Overview¶

Jupyter: friendly R and Python experience¶

Jupyter gives you notebooks to write your code and make visualizations. You can quickly iterate, visualize, and share your analyses. Because it's running on a server (that you set up in the Kubeflow section) you can do really big analyses on centralized hardware, adding as much horsepower as you need! And because it's on the cloud, you can share it with your colleagues too.

Explore your data¶

Jupyter comes with a number of features (and we can add more)

Integrated visuals within your notebook
Data volume for storing your data
You can share your workspace with colleagues.

Interactive Widgets

Explore Your Data with an API¶

Use Datasette , an instant JSON API for your SQLite databases. Run SQL queries in a more interactive way!

IDE in the browser¶

Create for exploring, and also great for writing code

Linting and a debugger
Git integration
Built in Terminal
Light/Dark theme (change settings at the top)

IDE features

More information on Jupyter here

Setup¶

Get started with the examples¶

When you started your server, it got loaded with a bunch of example notebooks. Double click to open the jupyter-notebooks folder. Great notebooks to start with are R/01-R-Notebook-Demo.ipynb, or the notebooks in scikitlearn. pytorch and tensorflow are great if you are familiar with machine learning. The mapreduce-pipeline and ai-pipeline are more advanced.

Some notebooks only work in certain server versions

For instance, gdal is only in the geomatics image. So if you use another image then a notebook using gdal might not work.

Adding software¶

You do not have sudo in Jupyter, but you can use

conda install --use-local your_package_name

or

pip install --user your_package_name

Don't forget to restart your Jupyter kernel afterwards, to make new packages available.

Make sure to restart the Jupyter kernel after installing new software

If you install software in a terminal, but your Jupyter kernel was already running, then it will not be updated.

Is there something that you can't install?

If you need something installed, reach us or open a GitHub issue. We can add it to the default software.

Once you've got the basics ...¶

Getting Data in and out of Jupyter¶

You can upload and download data to/from JupyterHub directly in the menu. There is an upload button at the top, and you can right-click most files or folders to download them.

Shareable "Bucket" storage¶

There is also a mounted buckets folder in your home directory, which holds files in Azure Blob Storage.

Refer to the Storage section for details.

Data Analysis¶

Data analysis is an underappreciated art.
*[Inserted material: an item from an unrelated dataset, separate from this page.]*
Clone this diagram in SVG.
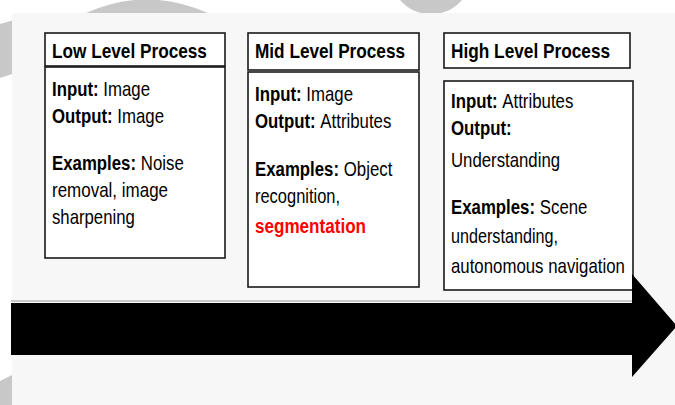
<svg xmlns="http://www.w3.org/2000/svg" width="675" height="405" viewBox="0 0 675 405">
  <style>
    .box { fill: #ffffff; stroke: #1a1a1a; stroke-width: 1.6; }
    .t { font-family: "Liberation Sans", Arial, sans-serif; font-size: 20.5px; fill: #000; }
    .h { font-family: "Liberation Sans", Arial, sans-serif; font-size: 21px; font-weight: bold; fill: #000; }
    .b { font-weight: bold; }
    .red { fill: #ff0000; font-weight: bold; }
    .deco { fill: #c8c8c8; }
  </style>

  <!-- backdrop -->
  <rect x="0" y="0" width="675" height="405" fill="#ffffff"/>
  <path class="deco" d="M86 13 Q146 -14 208 13 Z"/>
  <path class="deco" d="M400 0 L462 0 Q450 14 431 14 Q412 14 400 0 Z"/>
  <path class="deco" d="M0 24 L21 18 L18 72 L0 78 Z"/>
  <path class="deco" d="M0 381 L12 375 L12 405 L0 405 Z"/>
  <rect x="12" y="13" width="663" height="392" fill="#f7f7f7"/>

  <!-- low level -->
  <g id="low">
    <rect class="box" x="45" y="33" width="180" height="33"/>
    <rect class="box" x="45" y="67" width="180" height="191"/>
    <g transform="translate(52 0) scale(0.82 1)">
      <text class="h" x="0" y="58">Low Level Process</text>
      <text class="t b" x="0" y="96">Input:</text>
      <text class="t" x="62.6" y="96">Image</text>
      <text class="t b" x="0" y="123">Output:</text>
      <text class="t" x="79.7" y="123">Image</text>
      <text class="t b" x="0" y="170">Examples:</text>
      <text class="t" x="108.3" y="170">Noise</text>
      <text class="t" x="0" y="197" textLength="141.5" lengthAdjust="spacingAndGlyphs">removal, image</text>
      <text class="t" x="0" y="224" textLength="101" lengthAdjust="spacingAndGlyphs">sharpening</text>
    </g>
  </g>

  <!-- mid level -->
  <g id="mid">
    <rect class="box" x="248" y="33" width="171" height="37"/>
    <rect class="box" x="248" y="72" width="171" height="215"/>
    <g transform="translate(255 0) scale(0.82 1)">
      <text class="h" x="0" y="58" textLength="183" lengthAdjust="spacingAndGlyphs">Mid Level Process</text>
      <text class="t b" x="0" y="101">Input:</text>
      <text class="t" x="62.6" y="101">Image</text>
      <text class="t b" x="0" y="128">Output:</text>
      <text class="t" x="79.7" y="128">Attributes</text>
      <text class="t b" x="0" y="176">Examples:</text>
      <text class="t" x="108.3" y="176">Object</text>
      <text class="t" x="0" y="203" textLength="103.7" lengthAdjust="spacingAndGlyphs">recognition,</text>
      <text class="t red" x="0" y="233" textLength="135.4" lengthAdjust="spacingAndGlyphs">segmentation</text>
    </g>
  </g>

  <!-- high level -->
  <g id="high">
    <rect class="box" x="444" y="33" width="186" height="35"/>
    <rect class="box" x="444" y="81" width="189" height="209"/>
    <g transform="translate(451 0) scale(0.82 1)">
      <text class="h" x="0" y="58" textLength="194" lengthAdjust="spacingAndGlyphs">High Level Process</text>
      <text class="t b" x="0" y="108">Input:</text>
      <text class="t" x="62.6" y="108">Attributes</text>
      <text class="t b" x="0" y="135">Output:</text>
      <text class="t" x="0" y="167" textLength="133" lengthAdjust="spacingAndGlyphs">Understanding</text>
      <text class="t b" x="0" y="214">Examples:</text>
      <text class="t" x="108.3" y="214">Scene</text>
      <text class="t" x="0" y="243" textLength="130.5" lengthAdjust="spacingAndGlyphs">understanding,</text>
      <text class="t" x="0" y="273" textLength="212" lengthAdjust="spacingAndGlyphs">autonomous navigation</text>
    </g>
  </g>

  <!-- timeline arrow -->
  <g id="connectors">
    <line x1="11" y1="301" x2="632" y2="301" stroke="#9a9a9a" stroke-width="1"/>
    <path d="M11 303 L632 303 L632 274 L677 326 L632 377 L632 355 L11 355 Z" fill="#000000"/>
  </g>
</svg>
Data analysis is the process of examining and interpreting large amounts of data to extract useful insights and draw meaningful conclusions. This can be done using various techniques and tools, such as statistical analysis, machine learning, and visualization. The goal of data analysis is to uncover patterns, trends, and relationships in the data, which can then be used to inform decisions and solve problems. Data analysis is used in a wide range of fields, from business and finance to healthcare and science, to help organizations make more informed decisions based on evidence and data-driven insights.

JupyterLab¶

Process data using R, Python, or Julia in JupyterLab

Processing data using R, Python, or Julia is made easy with the Advanced Analytics Workspace. Whether you're new to data analysis or an experienced data scientist, our platform supports a range of programming languages to fit your needs. You can install and run packages for R or Python to perform data processing tasks such as data cleaning, transformation, and modeling. If you prefer Julia, our platform also offers support for this programming language.